Maqdir juga mempertanyakan penerapan pasal pencucian uang terhadap kliennya. Pasalnya, sangkaan itu dianggap terpenuhi jika seseorang sudah menerima sejumlah uang dan dipergunakan. Namun faktanya, kata Maqdir, hal itu tidak ada.

Maqdir menyebut sangkaan yang dituduhkan jaksa terhadap kliennya keliru dan tak terbukti. Atas dasar sejumlah kekeliruan itu, kata Maqdir, Galumbang Menak seharusnya
dapat dibebaskan.

“Jadi, harusnya dibebaskan. Karena konsunsursiom rugi. Plus cara penghitungan BPKP juga keliru,” tandas Maqdir.

Galumbang Menak Simanjuntak sebelumnya menyatakan keberatan atas tuntutan 15 tahun penjara karena tidak menikmati uang hasil korupsi.
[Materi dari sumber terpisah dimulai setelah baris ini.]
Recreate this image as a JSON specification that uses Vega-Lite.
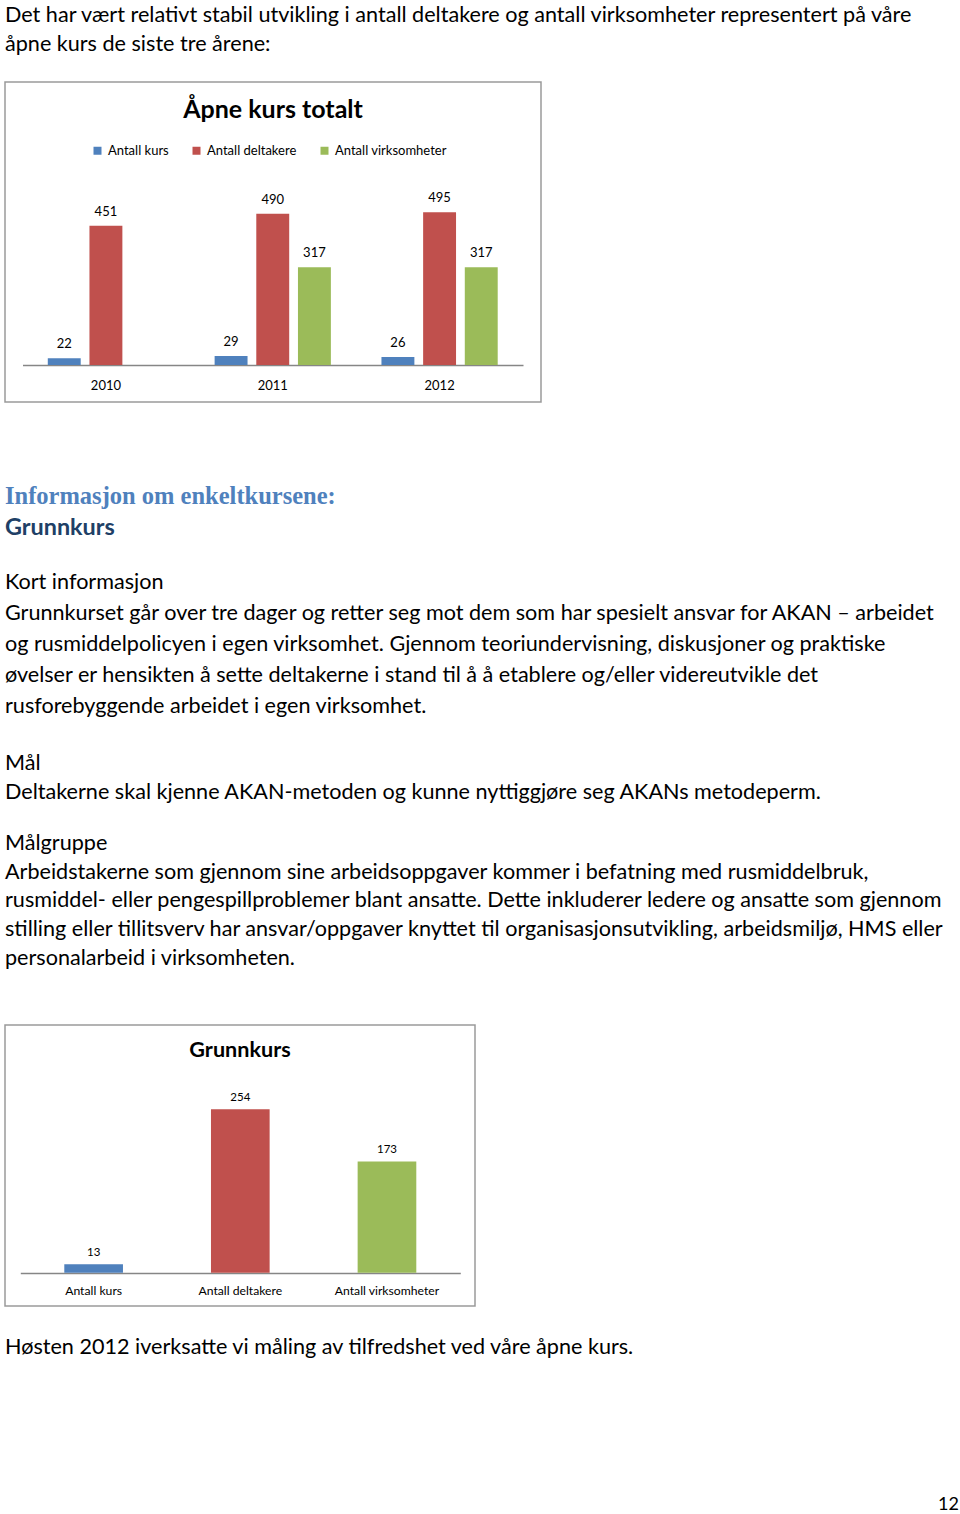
{
  "$schema": "https://vega.github.io/schema/vega-lite/v6.json",
  "background": "white",
  "padding": {"left": 4, "top": 0, "right": 0, "bottom": 0},
  "bounds": "flush",
  "spacing": 0,
  "config": {
    "font": "Lato",
    "view": {"stroke": null},
    "text": {"font": "Lato", "color": "#000000"},
    "title": {"color": "#000000"}
  },
  "datasets": {
    "tekst": [
      {"blokk": "intro", "linje": 0, "type": "brod", "tekst": "Det har vært relativt stabil utvikling i antall deltakere og antall virksomheter representert på våre"},
      {"blokk": "intro", "linje": 1, "type": "brod", "tekst": "åpne kurs de siste tre årene:"},
      {"blokk": "overskrift", "linje": 0, "type": "h2", "tekst": "Informasjon om enkeltkursene:"},
      {"blokk": "overskrift", "linje": 1, "type": "h1", "tekst": "Grunnkurs"},
      {"blokk": "kort", "linje": 0, "type": "brod", "tekst": "Kort informasjon"},
      {"blokk": "kort", "linje": 1, "type": "brod", "tekst": "Grunnkurset går over tre dager og retter seg mot dem som har spesielt ansvar for AKAN – arbeidet"},
      {"blokk": "kort", "linje": 2, "type": "brod", "tekst": "og rusmiddelpolicyen i egen virksomhet. Gjennom teoriundervisning, diskusjoner og praktiske"},
      {"blokk": "kort", "linje": 3, "type": "brod", "tekst": "øvelser er hensikten å sette deltakerne i stand til å å etablere og/eller videreutvikle det"},
      {"blokk": "kort", "linje": 4, "type": "brod", "tekst": "rusforebyggende arbeidet i egen virksomhet."},
      {"blokk": "maal", "linje": 0, "type": "brod", "tekst": "Mål"},
      {"blokk": "maal", "linje": 1, "type": "brod", "tekst": "Deltakerne skal kjenne AKAN-metoden og kunne nyttiggjøre seg AKANs metodeperm."},
      {"blokk": "maalgruppe", "linje": 0, "type": "brod", "tekst": "Målgruppe"},
      {"blokk": "maalgruppe", "linje": 1, "type": "brod", "tekst": "Arbeidstakerne som gjennom sine arbeidsoppgaver kommer i befatning med rusmiddelbruk,"},
      {"blokk": "maalgruppe", "linje": 2, "type": "brod", "tekst": "rusmiddel- eller pengespillproblemer blant ansatte. Dette inkluderer ledere og ansatte som gjennom"},
      {"blokk": "maalgruppe", "linje": 3, "type": "brod", "tekst": "stilling eller tillitsverv har ansvar/oppgaver knyttet til organisasjonsutvikling, arbeidsmiljø, HMS eller"},
      {"blokk": "maalgruppe", "linje": 4, "type": "brod", "tekst": "personalarbeid i virksomheten."},
      {"blokk": "slutt", "linje": 0, "type": "brod", "tekst": "Høsten 2012 iverksatte vi måling av tilfredshet ved våre åpne kurs."},
      {"blokk": "slutt", "linje": 1, "type": "side", "tekst": "12"}
    ],
    "totalt": [
      {"år": "2010", "serie": "Antall kurs", "verdi": 22},
      {"år": "2010", "serie": "Antall deltakere", "verdi": 451},
      {"år": "2011", "serie": "Antall kurs", "verdi": 29},
      {"år": "2011", "serie": "Antall deltakere", "verdi": 490},
      {"år": "2011", "serie": "Antall virksomheter", "verdi": 317},
      {"år": "2012", "serie": "Antall kurs", "verdi": 26},
      {"år": "2012", "serie": "Antall deltakere", "verdi": 495},
      {"år": "2012", "serie": "Antall virksomheter", "verdi": 317}
    ],
    "grunnkurs": [
      {"kategori": "Antall kurs", "verdi": 13},
      {"kategori": "Antall deltakere", "verdi": 254},
      {"kategori": "Antall virksomheter", "verdi": 173}
    ]
  },
  "vconcat": [
    {
      "width": 954, "height": 82,
      "data": {"name": "tekst"},
      "transform": [{"filter": "datum.blokk === 'intro'"}],
      "mark": {"type": "text", "align": "left", "baseline": "alphabetic", "fontSize": 21.6},
      "encoding": {
        "x": {"datum": 0, "type": "quantitative", "scale": {"domain": [0, 1]}, "axis": null},
        "y": {"field": "linje", "type": "quantitative", "scale": {"domain": [-0.7586, 2.069], "reverse": true, "nice": false, "zero": false}, "axis": null},
        "text": {"field": "tekst"}
      }
    },
    {
      "width": 536, "height": 320,
      "view": {"stroke": "#9a9a9a", "strokeWidth": 1.5},
      "data": {"name": "totalt"},
      "title": {"text": "Åpne kurs totalt", "font": "Lato", "fontSize": 25, "fontWeight": "bold", "anchor": "middle", "baseline": "alphabetic", "offset": -61},
      "encoding": {
        "x": {"field": "år", "type": "nominal", "scale": {"range": [17.5, 518], "paddingInner": 0, "paddingOuter": 0},
              "axis": {"orient": "bottom", "offset": -37, "title": null, "labelAngle": 0, "ticks": false, "tickSize": 0, "grid": false,
                       "domainColor": "#868686", "domainWidth": 1.5, "labelFont": "Lato", "labelFontSize": 13, "labelColor": "#000000",
                       "labelBaseline": "alphabetic", "labelPadding": 24}},
        "xOffset": {"field": "serie", "type": "nominal", "sort": ["Antall kurs", "Antall deltakere", "Antall virksomheter"],
                    "scale": {"domain": ["Antall kurs", "Antall deltakere", "Antall virksomheter"], "paddingInner": 0.21, "paddingOuter": 0.607}},
        "y": {"field": "verdi", "type": "quantitative", "scale": {"domain": [-119.9, 917.3]}, "axis": null}
      },
      "layer": [
        {
          "mark": {"type": "bar", "stack": null},
          "encoding": {
            "color": {"field": "serie", "type": "nominal",
                      "scale": {"domain": ["Antall kurs", "Antall deltakere", "Antall virksomheter"], "range": ["#4F81BD", "#C0504D", "#9BBB59"]},
                      "legend": {"orient": "none", "legendX": 86, "legendY": 144, "direction": "horizontal", "columns": 3, "title": null,
                                 "symbolType": "square", "symbolSize": 64, "symbolStrokeWidth": 0, "labelFont": "Lato", "labelFontSize": 13,
                                 "labelColor": "#000000", "labelOffset": 4, "columnPadding": 21, "padding": 0}}
          }
        },
        {
          "mark": {"type": "text", "baseline": "alphabetic", "dy": -10, "fontSize": 13},
          "encoding": {"text": {"field": "verdi", "type": "quantitative"}}
        }
      ]
    },
    {
      "width": 954, "height": 154,
      "data": {"name": "tekst"},
      "transform": [{"filter": "datum.blokk === 'overskrift'"}],
      "encoding": {
        "x": {"datum": 0, "type": "quantitative", "scale": {"domain": [0, 1]}, "axis": null},
        "y": {"field": "linje", "type": "quantitative", "scale": {"domain": [-3.2903, 1.6774], "reverse": true, "nice": false, "zero": false}, "axis": null},
        "text": {"field": "tekst"}
      },
      "layer": [
        {
          "transform": [{"filter": "datum.type === 'h2'"}],
          "mark": {"type": "text", "align": "left", "baseline": "alphabetic", "font": "Liberation Serif", "fontWeight": "bold", "fontSize": 24.5, "color": "#4F81BD"}
        },
        {
          "transform": [{"filter": "datum.type === 'h1'"}],
          "mark": {"type": "text", "align": "left", "baseline": "alphabetic", "font": "Lato", "fontWeight": "bold", "fontSize": 23.4, "color": "#203F66"}
        }
      ]
    },
    {
      "width": 954, "height": 180,
      "data": {"name": "tekst"},
      "transform": [{"filter": "datum.blokk === 'kort'"}],
      "mark": {"type": "text", "align": "left", "baseline": "alphabetic", "fontSize": 21.6},
      "encoding": {
        "x": {"datum": 0, "type": "quantitative", "scale": {"domain": [0, 1]}, "axis": null},
        "y": {"field": "linje", "type": "quantitative", "scale": {"domain": [-1.0645, 4.7419], "reverse": true, "nice": false, "zero": false}, "axis": null},
        "text": {"field": "tekst"}
      }
    },
    {
      "width": 954, "height": 80,
      "data": {"name": "tekst"},
      "transform": [{"filter": "datum.blokk === 'maal'"}],
      "mark": {"type": "text", "align": "left", "baseline": "alphabetic", "fontSize": 21.6},
      "encoding": {
        "x": {"datum": 0, "type": "quantitative", "scale": {"domain": [0, 1]}, "axis": null},
        "y": {"field": "linje", "type": "quantitative", "scale": {"domain": [-1.1724, 1.5862], "reverse": true, "nice": false, "zero": false}, "axis": null},
        "text": {"field": "tekst"}
      }
    },
    {
      "width": 954, "height": 209,
      "data": {"name": "tekst"},
      "transform": [{"filter": "datum.blokk === 'maalgruppe'"}],
      "mark": {"type": "text", "align": "left", "baseline": "alphabetic", "fontSize": 21.6},
      "encoding": {
        "x": {"datum": 0, "type": "quantitative", "scale": {"domain": [0, 1]}, "axis": null},
        "y": {"field": "linje", "type": "quantitative", "scale": {"domain": [-1.1826, 6.087], "reverse": true, "nice": false, "zero": false}, "axis": null},
        "text": {"field": "tekst"}
      }
    },
    {
      "width": 470, "height": 281,
      "view": {"stroke": "#9a9a9a", "strokeWidth": 1.5},
      "data": {"name": "grunnkurs"},
      "title": {"text": "Grunnkurs", "font": "Lato", "fontSize": 21.6, "fontWeight": "bold", "anchor": "middle", "baseline": "alphabetic", "offset": -54},
      "encoding": {
        "x": {"field": "kategori", "type": "nominal", "sort": ["Antall kurs", "Antall deltakere", "Antall virksomheter"],
              "scale": {"range": [15.3, 455.3], "paddingInner": 0.6, "paddingOuter": 0.3},
              "axis": {"orient": "bottom", "offset": -33, "title": null, "labelAngle": 0, "ticks": false, "tickSize": 0, "grid": false,
                       "domainColor": "#868686", "domainWidth": 1.5, "labelFont": "Lato", "labelFontSize": 12.2, "labelColor": "#000000",
                       "labelBaseline": "alphabetic", "labelPadding": 21}},
        "y": {"field": "verdi", "type": "quantitative", "scale": {"domain": [-51.8, 385.2]}, "axis": null}
      },
      "layer": [
        {
          "mark": {"type": "bar"},
          "encoding": {
            "color": {"field": "kategori", "type": "nominal",
                      "scale": {"domain": ["Antall kurs", "Antall deltakere", "Antall virksomheter"], "range": ["#4F81BD", "#C0504D", "#9BBB59"]},
                      "legend": null}
          }
        },
        {
          "mark": {"type": "text", "baseline": "alphabetic", "dy": -8.5, "fontSize": 11.5},
          "encoding": {"text": {"field": "verdi", "type": "quantitative"}}
        }
      ]
    },
    {
      "width": 954, "height": 208,
      "data": {"name": "tekst"},
      "transform": [{"filter": "datum.blokk === 'slutt'"}],
      "encoding": {
        "y": {"field": "linje", "type": "quantitative", "scale": {"domain": [-0.3077, 1.0256], "reverse": true, "nice": false, "zero": false}, "axis": null},
        "text": {"field": "tekst"}
      },
      "layer": [
        {
          "transform": [{"filter": "datum.type === 'brod'"}],
          "mark": {"type": "text", "align": "left", "baseline": "alphabetic", "fontSize": 21.6},
          "encoding": {"x": {"datum": 0, "type": "quantitative", "scale": {"domain": [0, 1]}, "axis": null}}
        },
        {
          "transform": [{"filter": "datum.type === 'side'"}],
          "mark": {"type": "text", "align": "right", "baseline": "alphabetic", "fontSize": 18},
          "encoding": {"x": {"datum": 1, "type": "quantitative", "scale": {"domain": [0, 1]}, "axis": null}}
        }
      ]
    }
  ]
}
Itu disampaikan Galumbang dalam nota pembelaan atau pledoi atas tuntutan jaksa.

“Sampai hari ini saya tidak menerima apa yang dituduhkan. Hal ini juga diamini JPU dalam tuntutannya bahwa saya tidak menikmati hasil korupsi proyek BTS 4G,” tegas mantan Direktur Utama PT Moratelindo itu.